Exercise directions
Output the material below unchanged, apart from leaving out the pictures.

Source excerpt
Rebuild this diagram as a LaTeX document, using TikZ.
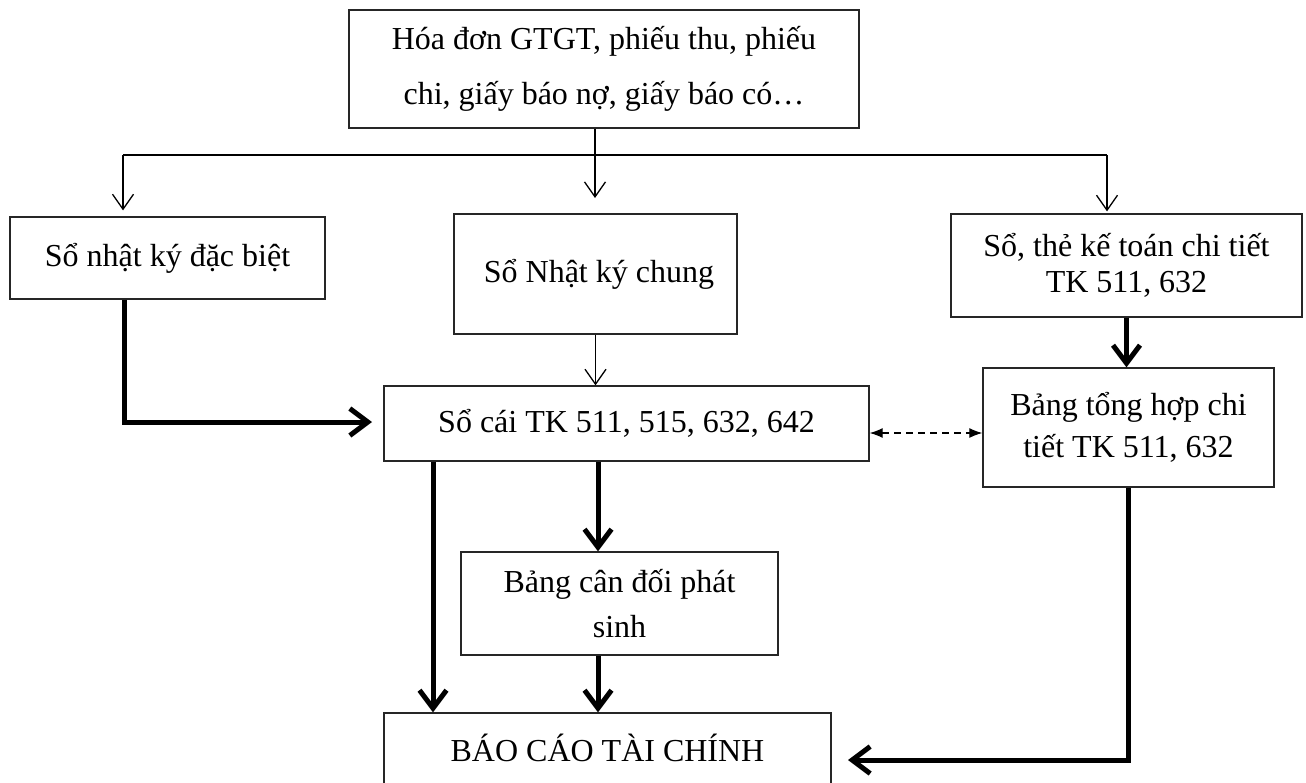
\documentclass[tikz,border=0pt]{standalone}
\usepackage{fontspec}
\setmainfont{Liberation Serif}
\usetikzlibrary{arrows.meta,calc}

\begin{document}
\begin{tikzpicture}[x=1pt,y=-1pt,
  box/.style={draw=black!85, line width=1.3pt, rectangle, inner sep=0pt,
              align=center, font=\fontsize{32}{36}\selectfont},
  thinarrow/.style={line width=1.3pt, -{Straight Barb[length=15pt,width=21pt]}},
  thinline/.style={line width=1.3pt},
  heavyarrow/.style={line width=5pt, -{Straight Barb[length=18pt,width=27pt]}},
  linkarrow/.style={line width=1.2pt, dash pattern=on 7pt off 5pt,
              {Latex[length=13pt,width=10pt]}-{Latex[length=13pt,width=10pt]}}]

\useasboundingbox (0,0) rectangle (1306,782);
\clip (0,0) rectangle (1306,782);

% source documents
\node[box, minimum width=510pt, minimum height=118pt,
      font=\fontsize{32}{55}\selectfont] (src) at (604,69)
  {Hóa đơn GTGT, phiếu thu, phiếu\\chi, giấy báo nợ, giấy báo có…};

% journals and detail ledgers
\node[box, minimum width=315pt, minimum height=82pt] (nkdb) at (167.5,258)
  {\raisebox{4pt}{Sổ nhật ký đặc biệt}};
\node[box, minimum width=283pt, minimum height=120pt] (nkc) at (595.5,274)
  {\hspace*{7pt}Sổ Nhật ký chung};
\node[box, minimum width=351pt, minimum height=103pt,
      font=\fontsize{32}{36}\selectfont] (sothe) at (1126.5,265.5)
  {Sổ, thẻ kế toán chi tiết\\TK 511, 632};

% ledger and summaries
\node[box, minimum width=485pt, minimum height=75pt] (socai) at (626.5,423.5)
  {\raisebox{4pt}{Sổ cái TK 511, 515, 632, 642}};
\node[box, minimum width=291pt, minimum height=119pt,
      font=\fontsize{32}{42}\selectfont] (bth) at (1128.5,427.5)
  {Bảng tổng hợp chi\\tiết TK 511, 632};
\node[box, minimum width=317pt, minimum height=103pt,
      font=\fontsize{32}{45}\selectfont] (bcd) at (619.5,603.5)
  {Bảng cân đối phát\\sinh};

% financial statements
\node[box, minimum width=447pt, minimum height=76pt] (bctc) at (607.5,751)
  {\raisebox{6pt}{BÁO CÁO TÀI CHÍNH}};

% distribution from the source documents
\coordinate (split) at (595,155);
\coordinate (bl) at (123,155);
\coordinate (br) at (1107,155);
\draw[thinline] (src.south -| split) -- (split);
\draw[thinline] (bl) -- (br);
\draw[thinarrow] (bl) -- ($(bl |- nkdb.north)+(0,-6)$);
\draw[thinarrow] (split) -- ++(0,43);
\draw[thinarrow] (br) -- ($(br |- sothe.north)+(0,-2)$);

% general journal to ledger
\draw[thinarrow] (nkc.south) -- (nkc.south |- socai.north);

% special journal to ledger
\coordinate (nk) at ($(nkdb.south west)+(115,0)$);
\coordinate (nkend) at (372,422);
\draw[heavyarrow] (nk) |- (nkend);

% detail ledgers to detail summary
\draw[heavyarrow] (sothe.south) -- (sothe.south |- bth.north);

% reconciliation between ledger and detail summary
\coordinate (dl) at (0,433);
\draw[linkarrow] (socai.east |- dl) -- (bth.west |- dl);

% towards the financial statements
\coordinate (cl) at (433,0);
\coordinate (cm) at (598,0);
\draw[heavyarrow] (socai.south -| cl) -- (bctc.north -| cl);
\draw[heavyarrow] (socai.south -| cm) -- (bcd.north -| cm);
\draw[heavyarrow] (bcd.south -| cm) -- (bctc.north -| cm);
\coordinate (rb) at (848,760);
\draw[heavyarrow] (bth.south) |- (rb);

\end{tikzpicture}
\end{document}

Written solution
Rebuild this diagram as a LaTeX document, using TikZ.
\documentclass[tikz,border=0pt]{standalone}
\usepackage{fontspec}
\setmainfont{Liberation Serif}
\usetikzlibrary{arrows.meta,calc}

\begin{document}
\begin{tikzpicture}[x=1pt,y=-1pt,
  box/.style={draw=black!85, line width=1.3pt, rectangle, inner sep=0pt,
              align=center, font=\fontsize{32}{36}\selectfont},
  thinarrow/.style={line width=1.3pt, -{Straight Barb[length=15pt,width=21pt]}},
  thinline/.style={line width=1.3pt},
  heavyarrow/.style={line width=5pt, -{Straight Barb[length=18pt,width=27pt]}},
  linkarrow/.style={line width=1.2pt, dash pattern=on 7pt off 5pt,
              {Latex[length=13pt,width=10pt]}-{Latex[length=13pt,width=10pt]}}]

\useasboundingbox (0,0) rectangle (1306,782);
\clip (0,0) rectangle (1306,782);

% source documents
\node[box, minimum width=510pt, minimum height=118pt,
      font=\fontsize{32}{55}\selectfont] (src) at (604,69)
  {Hóa đơn GTGT, phiếu thu, phiếu\\chi, giấy báo nợ, giấy báo có…};

% journals and detail ledgers
\node[box, minimum width=315pt, minimum height=82pt] (nkdb) at (167.5,258)
  {\raisebox{4pt}{Sổ nhật ký đặc biệt}};
\node[box, minimum width=283pt, minimum height=120pt] (nkc) at (595.5,274)
  {\hspace*{7pt}Sổ Nhật ký chung};
\node[box, minimum width=351pt, minimum height=103pt,
      font=\fontsize{32}{36}\selectfont] (sothe) at (1126.5,265.5)
  {Sổ, thẻ kế toán chi tiết\\TK 511, 632};

% ledger and summaries
\node[box, minimum width=485pt, minimum height=75pt] (socai) at (626.5,423.5)
  {\raisebox{4pt}{Sổ cái TK 511, 515, 632, 642}};
\node[box, minimum width=291pt, minimum height=119pt,
      font=\fontsize{32}{42}\selectfont] (bth) at (1128.5,427.5)
  {Bảng tổng hợp chi\\tiết TK 511, 632};
\node[box, minimum width=317pt, minimum height=103pt,
      font=\fontsize{32}{45}\selectfont] (bcd) at (619.5,603.5)
  {Bảng cân đối phát\\sinh};

% financial statements
\node[box, minimum width=447pt, minimum height=76pt] (bctc) at (607.5,751)
  {\raisebox{6pt}{BÁO CÁO TÀI CHÍNH}};

% distribution from the source documents
\coordinate (split) at (595,155);
\coordinate (bl) at (123,155);
\coordinate (br) at (1107,155);
\draw[thinline] (src.south -| split) -- (split);
\draw[thinline] (bl) -- (br);
\draw[thinarrow] (bl) -- ($(bl |- nkdb.north)+(0,-6)$);
\draw[thinarrow] (split) -- ++(0,43);
\draw[thinarrow] (br) -- ($(br |- sothe.north)+(0,-2)$);

% general journal to ledger
\draw[thinarrow] (nkc.south) -- (nkc.south |- socai.north);

% special journal to ledger
\coordinate (nk) at ($(nkdb.south west)+(115,0)$);
\coordinate (nkend) at (372,422);
\draw[heavyarrow] (nk) |- (nkend);

% detail ledgers to detail summary
\draw[heavyarrow] (sothe.south) -- (sothe.south |- bth.north);

% reconciliation between ledger and detail summary
\coordinate (dl) at (0,433);
\draw[linkarrow] (socai.east |- dl) -- (bth.west |- dl);

% towards the financial statements
\coordinate (cl) at (433,0);
\coordinate (cm) at (598,0);
\draw[heavyarrow] (socai.south -| cl) -- (bctc.north -| cl);
\draw[heavyarrow] (socai.south -| cm) -- (bcd.north -| cm);
\draw[heavyarrow] (bcd.south -| cm) -- (bctc.north -| cm);
\coordinate (rb) at (848,760);
\draw[heavyarrow] (bth.south) |- (rb);

\end{tikzpicture}
\end{document}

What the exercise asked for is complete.